Paper No. 10
Presentation Time: 9:00 AM-6:00 PM

PALEOECOLOGY AND SEDIMENTOLOGY OF FOSSIL-BEARING, HIGH-LATITUDE GLACIOGENIC DEPOSITS IN THE TEPUEL BASIN, PATAGONIA, ARGENTINA


PAULS, Kathryn N.1, FRAISER, Margaret L.1, ISBELL, John L.2, PAGANI, M. Alejandra3 and TABOADA, Arturo C.4, (1)Geosciences, University of Wisconsin-Milwaukee, 3209 N. Maryland Ave, Milwaukee, WI 53201, (2)Geosciences, University of Wisconsin-Milwaukee, Milwaukee, WI 53201, (3)Museo Paleontológico Egidio Feruglio, Consejo Nacional de Investigaciones Científicas y Técnicas (CONICET), Trelew, U9100, Argentina, (4)Laboratorio de Investigaciones en Evolucion y Biodiversidad (LIEB), Facultad de Ciencias Naturales, Universidad Nacional de la Patagonia, Esquel, U9200, Argentina, kpauls@uwm.edu

The glacial and non-glacial intervals of the Late Paleozoic Ice Age (LPIA) are of great interest due to their similarities with changing climate regimes during the Pleistocene. The changes and adaptations of the biota, as seen in the rock record, can serve as a proxy for understanding future trends in Earth’s climate system. Most of the known LPIA marine faunal data come from low-latitudinal regions, and thus have been used as a global proxy. However, modern organisms in the tropics and polar regions respond differently to changing climate, and the same can be proposed for paleocommunities during the LPIA. The hypothesis of this study is that in high-paleolatitude regions, glacial and non-glacial communities were ecologically dissimilar. It is important to understand the capacity of different global climate regimes and adaptability of the fauna that lived within them. This study focuses on a high-latitude shelf edge to slope fauna from the Tepuel-Genoa Basin in Chubut Province in Patagonia, Argentina in order to better understand the responses of a high-latitude fauna to changing environmental conditions, and to develop a more robust understanding of climate change and its impacts on the biosphere. During field work, counts of six fossil beds were taken and a 200-meter stratigraphic section was measured and described. Preliminary data suggest that the composition of the paleocommunities reflects changes in the local environment.

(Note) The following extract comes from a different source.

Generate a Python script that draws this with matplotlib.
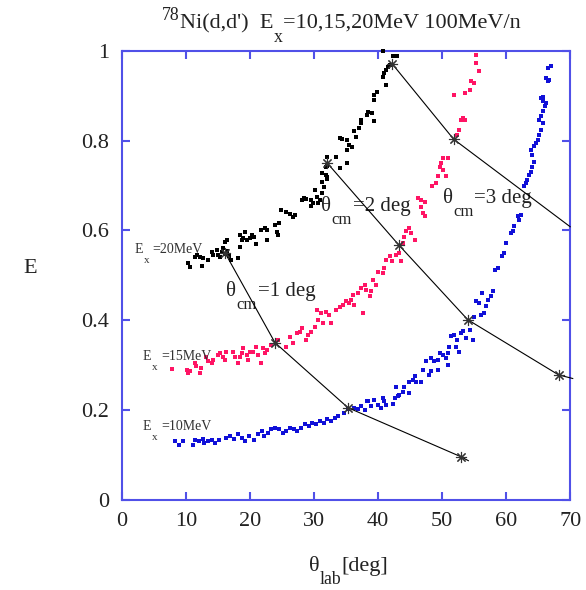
import matplotlib
matplotlib.use("Agg")
import matplotlib.pyplot as plt

# data
ex20_th = [10.4, 10.6, 11.4, 11.8, 12.2, 12.5, 12.6, 13.4, 14.0, 14.2, 14.8, 15.0, 15.3, 15.6,
           15.8, 16.1, 16.4, 16.1, 16.4, 16.8, 17.1, 18.1, 18.4, 18.7, 18.4, 18.9, 19.2, 19.5,
           20.0, 20.3, 20.7, 21.0, 21.8, 22.3, 22.6, 22.6, 23.9, 24.2, 24.6, 24.3, 24.9, 25.7,
           26.2, 26.7, 27.0, 28.1, 28.5, 29.6, 29.8, 30.4, 30.9, 30.6, 29.6, 28.8, 30.1, 31.2,
           31.6, 31.2, 32.0, 31.3, 31.8, 32.1, 31.8, 32.0, 32.1, 33.5, 35.1, 34.0, 34.0, 34.3,
           35.2, 35.5, 35.9, 35.1, 36.3, 36.6, 37.1, 37.3, 37.4, 38.2, 38.4, 39.0, 39.4, 39.3,
           39.4, 39.8, 40.7, 41.2, 41.0, 41.3, 41.5, 41.8, 40.8, 42.3, 42.9]
ex20_e = [0.528, 0.519, 0.541, 0.546, 0.541, 0.521, 0.539, 0.535, 0.552, 0.546, 0.557, 0.546,
          0.541, 0.552, 0.560, 0.548, 0.555, 0.574, 0.579, 0.543, 0.535, 0.539, 0.563, 0.579,
          0.590, 0.584, 0.597, 0.579, 0.584, 0.590, 0.586, 0.570, 0.601, 0.606, 0.601, 0.579,
          0.612, 0.597, 0.617, 0.590, 0.646, 0.641, 0.637, 0.630, 0.635, 0.668, 0.673, 0.668,
          0.661, 0.675, 0.668, 0.661, 0.655, 0.670, 0.690, 0.684, 0.697, 0.708, 0.719, 0.728,
          0.724, 0.715, 0.742, 0.744, 0.764, 0.764, 0.751, 0.739, 0.806, 0.804, 0.802, 0.791,
          0.786, 0.780, 0.822, 0.808, 0.829, 0.840, 0.846, 0.857, 0.864, 0.862, 0.844, 0.891,
          0.902, 0.909, 0.942, 0.924, 0.951, 0.958, 0.964, 0.969, 1.000, 0.989, 0.989]

ex15_th = [7.9, 10.2, 10.6, 10.3, 11.4, 11.6, 12.2, 12.4, 13.2, 13.4, 14.0, 14.2, 15.0, 15.3,
           15.8, 16.1, 16.3, 17.3, 17.6, 18.1, 18.4, 18.7, 18.9, 19.5, 19.7, 20.0, 20.4, 21.0,
           21.2, 21.8, 22.0, 22.3, 22.6, 23.3, 24.4, 25.7, 26.2, 26.7, 27.3, 27.8, 28.2, 28.8,
           29.0, 29.6, 30.1, 30.4, 30.6, 31.1, 31.4, 31.9, 32.4, 32.7, 33.5, 34.0, 34.5, 35.0,
           35.5, 35.8, 36.1, 36.3, 36.8, 37.4, 37.6, 37.9, 38.1, 38.7, 38.9, 39.2, 39.7, 40.0,
           40.7, 41.0, 41.3, 41.8, 42.1, 42.8, 43.3, 43.6, 43.9, 44.1, 44.9, 44.4, 45.2, 45.7,
           44.0, 46.2, 46.7, 47.3, 46.7, 47.0, 47.3, 48.5, 49.1, 49.3, 49.6, 49.8, 50.1, 50.6,
           50.1, 50.9, 52.4, 52.7, 53.0, 53.2, 53.5, 51.9, 53.5, 54.3, 54.5, 55.0, 55.8, 55.3,
           55.3]
ex15_e = [0.291, 0.290, 0.286, 0.283, 0.305, 0.297, 0.283, 0.294, 0.319, 0.308, 0.305, 0.312,
          0.323, 0.327, 0.319, 0.312, 0.330, 0.330, 0.319, 0.305, 0.319, 0.327, 0.338, 0.323,
          0.312, 0.330, 0.330, 0.341, 0.323, 0.305, 0.338, 0.327, 0.334, 0.345, 0.356, 0.341,
          0.363, 0.350, 0.372, 0.374, 0.383, 0.356, 0.367, 0.374, 0.385, 0.423, 0.401, 0.416,
          0.394, 0.419, 0.412, 0.394, 0.423, 0.430, 0.434, 0.442, 0.438, 0.445, 0.457, 0.434,
          0.460, 0.471, 0.416, 0.479, 0.468, 0.453, 0.464, 0.490, 0.479, 0.508, 0.505, 0.516,
          0.535, 0.542, 0.531, 0.546, 0.549, 0.531, 0.572, 0.586, 0.605, 0.598, 0.594, 0.579,
          0.586, 0.672, 0.668, 0.664, 0.653, 0.638, 0.631, 0.698, 0.705, 0.720, 0.742, 0.750,
          0.735, 0.720, 0.761, 0.761, 0.813, 0.824, 0.846, 0.850, 0.846, 0.902, 0.906, 0.913,
          0.932, 0.928, 0.954, 0.973, 0.991]

ex10_th = [8.3, 8.9, 9.6, 11.1, 11.4, 12.0, 12.6, 12.8, 13.4, 14.0, 14.6, 15.2, 16.3, 16.9,
           17.5, 18.1, 18.7, 19.3, 19.8, 20.7, 21.3, 21.9, 22.2, 22.8, 23.3, 23.9, 24.5, 25.1,
           25.7, 26.2, 26.8, 27.4, 28.0, 28.6, 29.2, 29.7, 30.3, 30.9, 31.5, 32.1, 32.7, 33.3,
           33.8, 34.7, 35.3, 36.2, 36.8, 37.3, 38.2, 37.9, 38.4, 38.9, 39.4, 40.0, 40.5, 40.7,
           41.0, 41.3, 42.3, 42.6, 42.8, 43.1, 43.3, 43.9, 44.1, 44.9, 44.9, 45.4, 45.7, 45.9,
           46.7, 47.0, 47.5, 48.0, 48.3, 48.3, 48.8, 49.3, 49.3, 49.6, 50.1, 50.6, 50.9, 50.9,
           51.1, 51.4, 51.9, 52.2, 52.7, 52.4, 53.0, 53.2, 53.7, 54.8, 54.3, 55.0, 55.3, 55.8,
           56.1, 56.6, 56.9, 57.1, 57.6, 57.9, 56.3, 58.2, 58.7, 59.4, 59.7, 60.0, 60.8, 61.0,
           61.3, 61.8, 62.3, 62.0, 62.8, 63.1, 63.3, 63.6, 63.9, 64.1, 64.4, 64.1, 63.9, 64.4,
           64.6, 64.9, 65.2, 65.4, 65.7, 65.2, 65.4, 65.7, 66.0, 65.7, 65.4, 65.7, 66.2, 66.5,
           66.2, 66.7, 66.5, 67.0]
ex10_e = [0.131, 0.123, 0.131, 0.123, 0.134, 0.131, 0.136, 0.127, 0.131, 0.134, 0.127, 0.133,
          0.138, 0.142, 0.136, 0.146, 0.138, 0.131, 0.142, 0.134, 0.146, 0.153, 0.142, 0.149,
          0.157, 0.160, 0.157, 0.149, 0.153, 0.160, 0.157, 0.153, 0.160, 0.168, 0.164, 0.172,
          0.168, 0.175, 0.172, 0.179, 0.175, 0.183, 0.187, 0.194, 0.201, 0.205, 0.201, 0.208,
          0.220, 0.200, 0.219, 0.209, 0.223, 0.212, 0.204, 0.226, 0.219, 0.212, 0.214, 0.226,
          0.252, 0.230, 0.234, 0.241, 0.252, 0.238, 0.263, 0.267, 0.275, 0.263, 0.263, 0.290,
          0.308, 0.278, 0.286, 0.316, 0.308, 0.312, 0.290, 0.327, 0.323, 0.316, 0.327, 0.301,
          0.341, 0.364, 0.367, 0.341, 0.330, 0.356, 0.371, 0.375, 0.360, 0.356, 0.379, 0.408,
          0.442, 0.438, 0.412, 0.416, 0.431, 0.445, 0.453, 0.464, 0.460, 0.512, 0.516, 0.542,
          0.549, 0.572, 0.594, 0.598, 0.609, 0.631, 0.635, 0.624, 0.698, 0.705, 0.713, 0.724,
          0.731, 0.742, 0.753, 0.768, 0.780, 0.787, 0.794, 0.802, 0.813, 0.824, 0.839, 0.846,
          0.854, 0.865, 0.876, 0.887, 0.895, 0.898, 0.884, 0.932, 0.939, 0.935, 0.961, 0.965]

# constant theta_cm lines (asterisks mark Ex = 20, 15, 10, 5 MeV)
cm1_th = [16.1, 23.9, 35.3, 52.9]
cm1_e = [0.550, 0.350, 0.205, 0.096]
cm1_end = (54.1, 0.087)
cm2_th = [32.0, 43.2, 54.0, 68.2]
cm2_e = [0.751, 0.568, 0.401, 0.278]
cm2_end = (70.4, 0.270)
cm3_th = [42.2, 51.8]
cm3_e = [0.971, 0.803]
cm3_end = (70.0, 0.608)

xticks = [0, 10, 20, 30, 40, 50, 60, 70]
yticks = [0, 0.2, 0.4, 0.6, 0.8, 1.0]
ylabels = ["0", "0.2", "0.4", "0.6", "0.8", "1"]

plt.rcParams['font.family'] = ['Liberation Serif', 'DejaVu Serif']

frame_col = '#5050e8'
txt_col = '#222222'

fig = plt.figure(figsize=(5.86, 5.90), dpi=100)
ax = fig.add_axes([0.208, 0.153, 0.765, 0.761])


def gtext(first, pieces, size, color, gap=0.0, raise_sub=3.0):
    # gnuplot style text: chain pieces after `first`, 'sub' pieces drop below baseline
    prev = first
    for s, kind in pieces:
        if kind == 'sub':
            a = ax.annotate(s, xy=(1, 0), xycoords=(prev, first), xytext=(0.3, raise_sub),
                            textcoords='offset points', fontsize=size * 0.8, va='top',
                            ha='left', color=color, annotation_clip=False)
        else:
            a = ax.annotate(s, xy=(1, 0), xycoords=(prev, first), xytext=(gap, 0),
                            textcoords='offset points', fontsize=size, va='bottom',
                            ha='left', color=color, annotation_clip=False)
        prev = a
    return prev


ax.scatter(ex20_th, ex20_e, s=5, marker='s', color='black', lw=0, clip_on=False, zorder=3)
ax.scatter(ex15_th, ex15_e, s=5, marker='s', color='#ff1464', lw=0, clip_on=False, zorder=3)
ax.scatter(ex10_th, ex10_e, s=5, marker='s', color='#1010d8', lw=0, clip_on=False, zorder=3)

star = (8, 2, 0)
for th, e, end in [(cm1_th, cm1_e, cm1_end), (cm2_th, cm2_e, cm2_end), (cm3_th, cm3_e, cm3_end)]:
    ax.plot(th + [end[0]], e + [end[1]], color='black', lw=0.8, clip_on=False, zorder=4)
    ax.plot(th, e, ls='none', marker=star, ms=8, mew=0.8, color='#333333',
            clip_on=False, zorder=5)

# theta_cm labels
for x, y, rest in [(16.3, 0.453, '=1 deg'), (31.1, 0.642, '=2 deg'), (50.1, 0.661, '=3 deg')]:
    t = ax.text(x, y, 'θ', fontsize=15, color=txt_col, va='baseline')
    gtext(t, [('cm', 'sub'), (rest, 'n')], 15, txt_col, gap=0.5)

# Ex labels
for x, y, rest in [(2.0, 0.550, '=20MeV'), (3.3, 0.312, '=15MeV'), (3.3, 0.156, '=10MeV')]:
    t = ax.text(x, y, 'E', fontsize=10, color='#333333', va='baseline')
    gtext(t, [('x', 'sub'), (rest, 'n')], 10, '#333333', gap=2.5, raise_sub=0.0)

ax.set_xlim(0, 70)
ax.set_ylim(0, 1)
ax.set_xticks(xticks)
ax.set_xticklabels([str(v) for v in xticks])
ax.set_yticks(yticks)
ax.set_yticklabels(ylabels)
for sp in ax.spines.values():
    sp.set_color(frame_col)
    sp.set_linewidth(1.5)
ax.tick_params(direction='in', length=6, width=1.5, color=frame_col, labelsize=16,
               labelcolor=txt_col, top=True, right=True, pad=9)

# title
t = fig.text(0.307, 0.9525, "Ni(d,d')  E", fontsize=16, color=txt_col, va='baseline')
ax.annotate('78', xy=(0, 0), xycoords=t, xytext=(0, 6.5), textcoords='offset points',
            fontsize=12.8, ha='right', va='bottom', color=txt_col, annotation_clip=False)
gtext(t, [('x', 'sub'), ('=10,15,20MeV 100MeV/n', 'n')], 16, txt_col)

# axis labels
fig.text(0.052, 0.545, 'E', ha='center', va='center', fontsize=16, color=txt_col)
t = fig.text(0.527, 0.032, 'θ', fontsize=16, color=txt_col, va='baseline')
gtext(t, [('lab', 'sub'), ('[deg]', 'n')], 16, txt_col, raise_sub=3.5)

plt.savefig("out.png", dpi=100)
plt.close()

Ostracodes are the dominant taxon in two fossil beds, which could be an indication of an influx of freshwater that created a more brackish-water environment. This biotic change also corresponds to a large sandstone unit, which has been interpreted as a slide block. This slide block, along with the change in abundance and diversity within the fossil beds, are strong indicators of changing environments produced during a sea level lowstand when clastic systems reached the shelf edge. Further statistical analysis is needed to determine the significance of these changes. By continuing research on the LPIA, we may be better able to understand the fundamental factors of species and ecosystem instability because of the substantial environmental and climatic shifts that occurred.